In my computer architecture class, we learned about registers (intel 8086 microprocessor) and were given exercises about determining the physical address from a line of assembly. Something like: MOV [SI], AX
All the register contents would be given to us. But I had a question: In a line like MOV [SI+BP], AX. What segment register would be used here? From reading the notes, my understanding was that by default, the DS is used, especially with SI being present. However since BP is also present, you would then use SS instead.
However when I asked my lecturer about it, she told me that my thinking was wrong, and that it in fact is DS because SI came first in the assembly code, so based on that, and the fact that SI is related to DS, we use DS.
I'm quite confused now, and she has a history of giving wrong answers to questions. So I'd like to double confirm here. If anyone could link to any official documents as well that would be much appreciated.
[SI+BP]
vs [BP+SI]
is only an assembly-level difference, there is only one way to encode them so there is no real distinction to be made.
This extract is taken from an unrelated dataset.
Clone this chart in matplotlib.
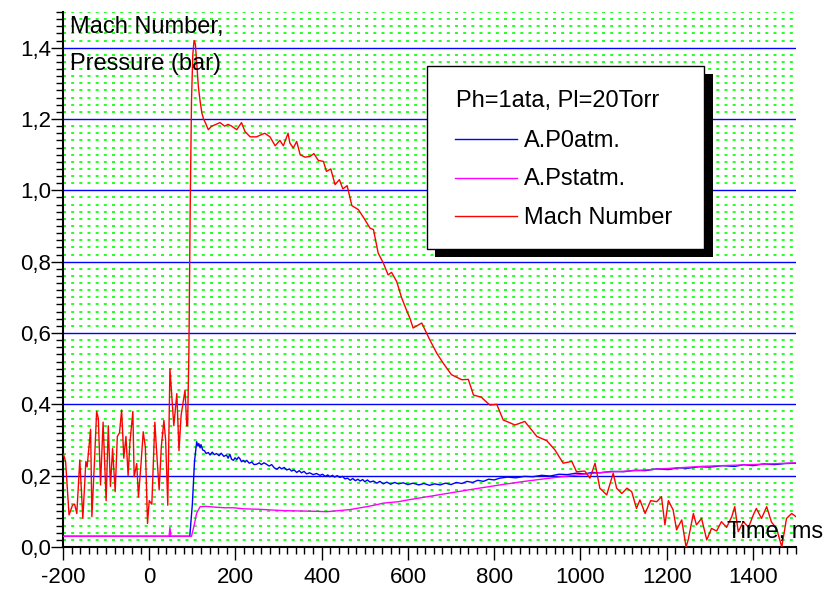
import matplotlib
matplotlib.use("Agg")
import matplotlib.pyplot as plt
from matplotlib.ticker import MultipleLocator, FuncFormatter
from matplotlib.patches import Rectangle
from matplotlib.lines import Line2D

plt.rcParams['font.family'] = ['Liberation Sans', 'DejaVu Sans']

# --- data ---
mach_t = [-199, -194, -186, -178, -173, -168, -161, -154, -147, -144, -136, -133,
          -127, -122, -118, -113, -107, -100, -95, -90, -85, -79, -74, -69, -64,
          -59, -54, -49, -45, -38, -35, -29, -25, -19, -14, -9, -4, 0, 6, 10, 13,
          17, 23, 28, 34, 38, 43, 48, 52, 57, 64, 69, 74, 79, 83, 87, 89, 92, 95,
          98, 101, 104, 107, 110, 114, 118, 122, 126, 130, 137, 145, 155, 164, 175,
          183, 191, 203, 214, 222, 234, 249, 258, 268, 280, 292, 303, 311, 322, 326,
          334, 342, 350, 361, 373, 382, 392, 404, 411, 421, 431, 441, 449, 459, 470,
          485, 498, 512, 520, 531, 543, 554, 562, 574, 585, 598, 605, 612, 632, 651,
          667, 682, 701, 725, 740, 752, 770, 790, 806, 821, 837, 848, 871, 887, 899,
          922, 941, 960, 980, 991, 1010, 1022, 1034, 1045, 1061, 1076, 1084, 1096,
          1108, 1119, 1130, 1138, 1150, 1163, 1177, 1188, 1196, 1204, 1215, 1223,
          1235, 1245, 1250, 1262, 1269, 1281, 1293, 1304, 1316, 1327, 1339, 1351,
          1358, 1366, 1378, 1390, 1401, 1408, 1420, 1432, 1443, 1455, 1467, 1478,
          1490, 1500]
mach_v = [0.26, 0.24, 0.09, 0.117, 0.12, 0.094, 0.244, 0.08, 0.24, 0.225, 0.33, 0.085,
          0.24, 0.38, 0.36, 0.174, 0.35, 0.13, 0.34, 0.17, 0.276, 0.155, 0.31, 0.32, 0.384,
          0.249, 0.31, 0.2, 0.29, 0.38, 0.197, 0.234, 0.14, 0.234, 0.323, 0.28, 0.066, 0.13,
          0.12, 0.255, 0.35, 0.27, 0.16, 0.28, 0.355, 0.30, 0.117, 0.50, 0.43, 0.34, 0.43,
          0.27, 0.37, 0.41, 0.44, 0.34, 0.34, 0.55, 0.95, 1.25, 1.38, 1.42, 1.41, 1.36,
          1.29, 1.25, 1.217, 1.20, 1.19, 1.17, 1.18, 1.185, 1.19, 1.18, 1.185, 1.18, 1.17,
          1.19, 1.165, 1.15, 1.15, 1.155, 1.16, 1.15, 1.125, 1.14, 1.125, 1.16, 1.133,
          1.119, 1.137, 1.10, 1.093, 1.095, 1.103, 1.084, 1.081, 1.053, 1.06, 1.016, 1.03,
          1.004, 1.013, 0.957, 0.946, 0.922, 0.894, 0.89, 0.824, 0.796, 0.763, 0.77, 0.744,
          0.70, 0.66, 0.64, 0.614, 0.628, 0.58, 0.543, 0.515, 0.483, 0.469, 0.47, 0.426,
          0.42, 0.398, 0.40, 0.356, 0.348, 0.342, 0.352, 0.328, 0.31, 0.298, 0.272, 0.235,
          0.24, 0.211, 0.213, 0.193, 0.235, 0.165, 0.146, 0.207, 0.165, 0.15, 0.165, 0.155,
          0.108, 0.132, 0.094, 0.13, 0.127, 0.141, 0.062, 0.13, 0.104, 0.048, 0.076, 0.0,
          0.02, 0.094, 0.062, 0.08, 0.02, 0.052, 0.045, 0.071, 0.055, 0.085, 0.113, 0.043,
          0.071, 0.055, 0.09, 0.108, 0.08, 0.113, 0.07, 0.052, 0.0, 0.08, 0.094, 0.085]

p0_t = [-200, 94, 100, 105, 110, 113, 115, 118, 120, 124, 128, 132, 137, 141, 146, 151,
        156, 162, 167, 173, 179, 183, 187, 191, 195, 199, 203, 207, 210, 214, 218, 222,
        226, 232, 238, 243, 249, 255, 260, 266, 272, 278, 284, 290, 296, 302, 307, 313,
        319, 325, 330, 336, 342, 348, 353, 359, 365, 372, 380, 388, 396, 402, 408, 414,
        419, 425, 430, 436, 442, 448, 454, 460, 466, 472, 478, 484, 489, 495, 500, 506,
        512, 520, 528, 535, 543, 551, 560, 569, 578, 589, 600, 612, 625, 637, 650, 662,
        675, 687, 700, 712, 725, 737, 750, 762, 775, 787, 800, 813, 831, 850, 870, 890,
        910, 930, 950, 970, 990, 1010, 1027, 1045, 1072, 1100, 1125, 1150, 1177, 1204,
        1227, 1250, 1275, 1300, 1329, 1358, 1379, 1400, 1425, 1450, 1475, 1500]
p0_v = [0.03, 0.03, 0.12, 0.24, 0.295, 0.283, 0.29, 0.278, 0.287, 0.272, 0.27, 0.262,
        0.265, 0.258, 0.266, 0.259, 0.262, 0.256, 0.263, 0.254, 0.258, 0.249, 0.26, 0.246,
        0.243, 0.25, 0.245, 0.252, 0.248, 0.239, 0.243, 0.238, 0.243, 0.235, 0.238, 0.231,
        0.232, 0.236, 0.231, 0.236, 0.232, 0.227, 0.231, 0.222, 0.218, 0.224, 0.219, 0.223,
        0.216, 0.219, 0.213, 0.216, 0.209, 0.214, 0.208, 0.212, 0.205, 0.208, 0.203, 0.206,
        0.201, 0.204, 0.198, 0.202, 0.197, 0.201, 0.196, 0.2, 0.195, 0.198, 0.191, 0.193,
        0.187, 0.192, 0.186, 0.19, 0.185, 0.189, 0.183, 0.188, 0.182, 0.185, 0.179, 0.184,
        0.177, 0.182, 0.176, 0.181, 0.177, 0.18, 0.175, 0.179, 0.174, 0.178, 0.173, 0.177,
        0.174, 0.179, 0.175, 0.181, 0.178, 0.184, 0.181, 0.187, 0.184, 0.19, 0.188, 0.193,
        0.196, 0.194, 0.198, 0.197, 0.201, 0.199, 0.204, 0.203, 0.207, 0.205, 0.209, 0.208,
        0.212, 0.211, 0.215, 0.214, 0.219, 0.217, 0.222, 0.221, 0.225, 0.224, 0.228, 0.226,
        0.231, 0.228, 0.233, 0.231, 0.234, 0.235]

pst_t = [-200, 46, 48, 50, 98, 104, 110, 118, 130, 150, 175, 195, 220, 250, 280, 311,
         350, 388, 411, 440, 466, 485, 504, 525, 543, 578, 600, 650, 700, 750, 813, 870,
         929, 1006, 1060, 1126, 1200, 1281, 1350, 1420, 1500]
pst_v = [0.03, 0.03, 0.055, 0.03, 0.03, 0.06, 0.095, 0.113, 0.114, 0.112, 0.11, 0.11,
         0.107, 0.106, 0.104, 0.102, 0.101, 0.10, 0.099, 0.102, 0.105, 0.109, 0.113,
         0.118, 0.123, 0.127, 0.132, 0.142, 0.152, 0.162, 0.174, 0.184, 0.193, 0.204,
         0.21, 0.214, 0.22, 0.226, 0.229, 0.232, 0.236]

legend_title = "Ph=1ata, Pl=20Torr"
series_names = ["A.P0atm.", "A.Pstatm.", "Mach Number"]
series_colors = ["#0000ff", "#ff00ff", "#ff0000"]

W, H = 826, 590


def fx(x):
    return x / W


def fy(y):
    return 1 - y / H


fig = plt.figure(figsize=(W / 100, H / 100), dpi=100)
ax = fig.add_axes([fx(63), fy(547), fx(796) - fx(63), fy(12) - fy(547)])

ax.plot(p0_t, p0_v, color=series_colors[0], lw=1.0, zorder=3)
ax.plot(pst_t, pst_v, color=series_colors[1], lw=1.0, zorder=4)
ax.plot(mach_t, mach_v, color=series_colors[2], lw=1.0, zorder=5)

ax.set_xlim(-200, 1500)
ax.set_ylim(0, 1.5)

ax.xaxis.set_major_locator(MultipleLocator(200))
ax.xaxis.set_minor_locator(MultipleLocator(20))
ax.yaxis.set_major_locator(MultipleLocator(0.2))
ax.yaxis.set_minor_locator(MultipleLocator(0.02))
ax.xaxis.set_major_formatter(FuncFormatter(lambda v, p: "%d" % round(v)))
ax.yaxis.set_major_formatter(FuncFormatter(lambda v, p: ("%.1f" % v).replace('.', ',')))

ax.set_axisbelow(True)
ax.grid(which='minor', axis='y', color='#00ff00', lw=1.2, linestyle=(0, (1.8, 3.1)))
ax.grid(which='major', axis='y', color='#0000ff', lw=1.0)
ax.grid(which='both', axis='x', visible=False)

for s in ['top', 'right']:
    ax.spines[s].set_visible(False)
for s in ['left', 'bottom']:
    ax.spines[s].set_linewidth(1.5)

ax.tick_params(axis='y', which='major', direction='out', length=8.6, width=1.0,
               labelsize=16, pad=0)
ax.tick_params(axis='y', which='minor', direction='out', length=5, width=1.0)
ax.tick_params(axis='x', which='major', direction='out', length=9.4, width=1.0,
               labelsize=16, pad=5)
ax.tick_params(axis='x', which='minor', direction='out', length=4.8, width=1.0)

# axis titles inside the plot
fig.text(fx(70), fy(32.5), "Mach Number,", fontsize=17, va='baseline', ha='left')
fig.text(fx(70), fy(70), "Pressure (bar)", fontsize=17, va='baseline', ha='left')
fig.text(fx(727), fy(538), "Time, ms", fontsize=17, va='baseline', ha='left', zorder=6)

# legend box with hard black shadow
fig.add_artist(Rectangle((fx(435), fy(257)), fx(713) - fx(435), fy(74) - fy(257),
                         transform=fig.transFigure, facecolor='black', edgecolor='none',
                         zorder=7))
fig.add_artist(Rectangle((fx(427), fy(249)), fx(704) - fx(427), fy(66) - fy(249),
                         transform=fig.transFigure, facecolor='white', edgecolor='black',
                         lw=1.0, zorder=8))
fig.text(fx(456), fy(107.5), legend_title, fontsize=17, va='baseline', ha='left', zorder=9)
for i, (name, col) in enumerate(zip(series_names, series_colors)):
    ly = 139 + i * 38.5
    fig.add_artist(Line2D([fx(455), fx(517)], [fy(ly), fy(ly)], color=col, lw=1.0,
                          transform=fig.transFigure, zorder=9))
    fig.text(fx(524), fy(ly + 7.7), name, fontsize=17, va='baseline', ha='left', zorder=9)

fig.savefig("out.png", dpi=100)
They cannot use different default segments because to the processor they are the same thing, the processor cannot know whether you wrote [SI+BP]
or [BP+SI]
at the assembly level.
Here's the 16-bit ModR/M table (different than the 32/64-bit table so be sure to look at the right one) from Intel's Software Developmer's Manual, found in chapter 2 of volume 2. In the notes below, the default segment is described as: "The default segment register is SS for the effective addresses containing a BP index, DS for other effective addresses". I don't know if "a BP index" is the best way to describe this, but it ends up meaning "any memory address with BP in it".
Alternatively this table is clearer about which memory addressing forms default to the SS segment (being indicated in the table instead of relegated to a note that needs to be interpreted by the reader), but it's a less authoritative source.